Bir diğer gerekçe yerli ve milli değerleri öne çıkarmak ile de müfredatta  Türk-İslam vurgusu daha belirginleşiyor. Müzik dersinde, klasiğinden Türk halk müziğine Türk müziği eksene alındı. Bilimsel düşüncenin tüm insanların katkılarıyla birikimsel olarak geliştiğini vurgulama gerekçesiyle İslam ve Türk bilim insanları ön plana çıkartıldı. Karl Marx, Jean Paul Sartre ve Albert Camus gibi çok sayıda dünyaca bilinen isim ders kitaplarından çıkartıldı. Foucault, Feuerbach, Adorno gibi çağdaş felsefenin önemli isimlerine yer verilmedi. Ortaöğretim müzik dersi konuları arasından dünyaca ünlü piyanist Fazıl Say’ın adı çıkarıldı.

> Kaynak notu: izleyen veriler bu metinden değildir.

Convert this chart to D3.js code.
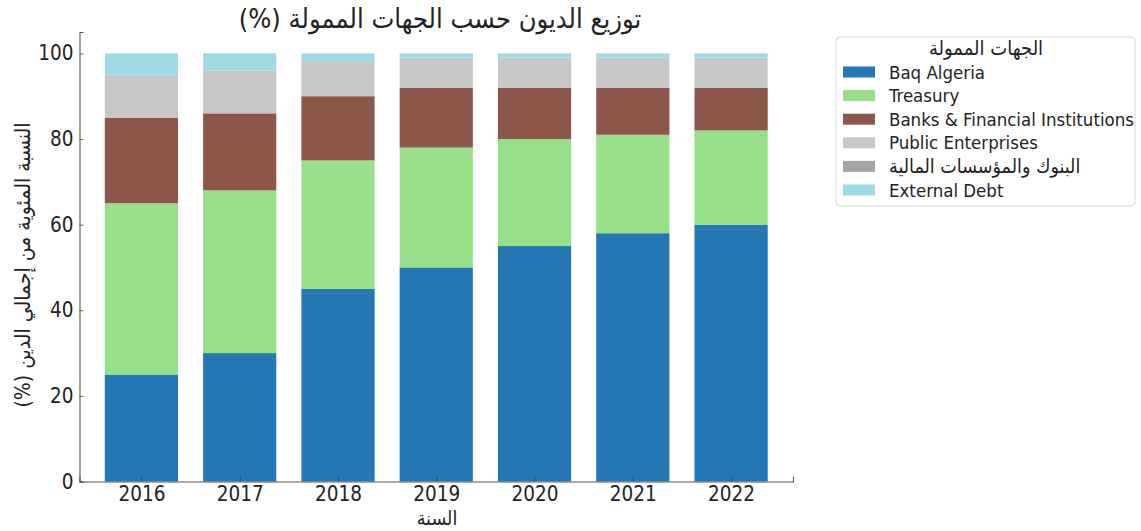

Aydan Güner: Müfredatta İslami kimlik ön plana alındı. Türkçe, Sosyal Bilgiler, Tarih, Seçmeli Tarih Dersleri, Türk Dili ve Edebiyat derslerinde önerilen konu içeriklerinde ve kazanımlarda Milliyetçi yaklaşımların yanında İslamcı geleneksel yaklaşım abartılı ve açık bir şekilde yer aldı. Sıralama köklerine, dinine, diline ve tarihine sahip çıkıp, bu değerleri benimseyen, aynı zamanda evrensel değerleri de özümsemiş insan yaratma amacı dikkati çekti.

Ahenk ve bütünlüğü sağlamak; Milli Eğitim Bakanlığı’nın Diyanet İşleri Başkanlığı ile imzaladığı protokol çerçevesinde TÜRGEV ve Ensar Vakfı başta olmak üzere Hizmet Vakfı, Hayrat Vakfı, İHH, Furkan Vakfı, İlim Yayma Cemiyeti gibi dini vakıflar aracılığıyla devlet okullarında verdiği “Değerler Eğitimi” müzikten matematiğe kadar 15 temel dersin içine konu olarak yerleştirildi.

Yeni müfredat programının “derslerin içeriği” kısmında tanıtılan “Değerler Eğitimi” hakkında şöyle denildi: “Türk Millî Eğitim Sistemi’nin temel hedefleri arasında öğrencileri sağlıklı, mutlu bir şekilde hayata hazırlamak, iyi insan ve iyi vatandaş olmalarını sağlayacak bilgi, beceri, değer, tutum, davranış ve alışkanlıklarla donatmak yer almaktadır. Bu bağlamda değerlerin eğitim süreci içerisinde kazandırılması ve yeni nesillere aktarılması hedeflere ulaşmada ve kültürel devamlılık açısından da son derece önem taşımaktadır.” Değerler eğitimini din kisvesi altında sunmak; laikliğin, ilericiliğin, bilimselliği ayaklar altına alınmasıdır. Cumhuriyet ile birlikte aydınlanmacı bir eğitim modeliyle aklı hür, vicdanı hür bireyler yetiştirme hedefi yerini AKP’nin yeni müfredatı ile birlikte dindar ve kindar bireyler yetiştirme projesine dönüştürmüştür.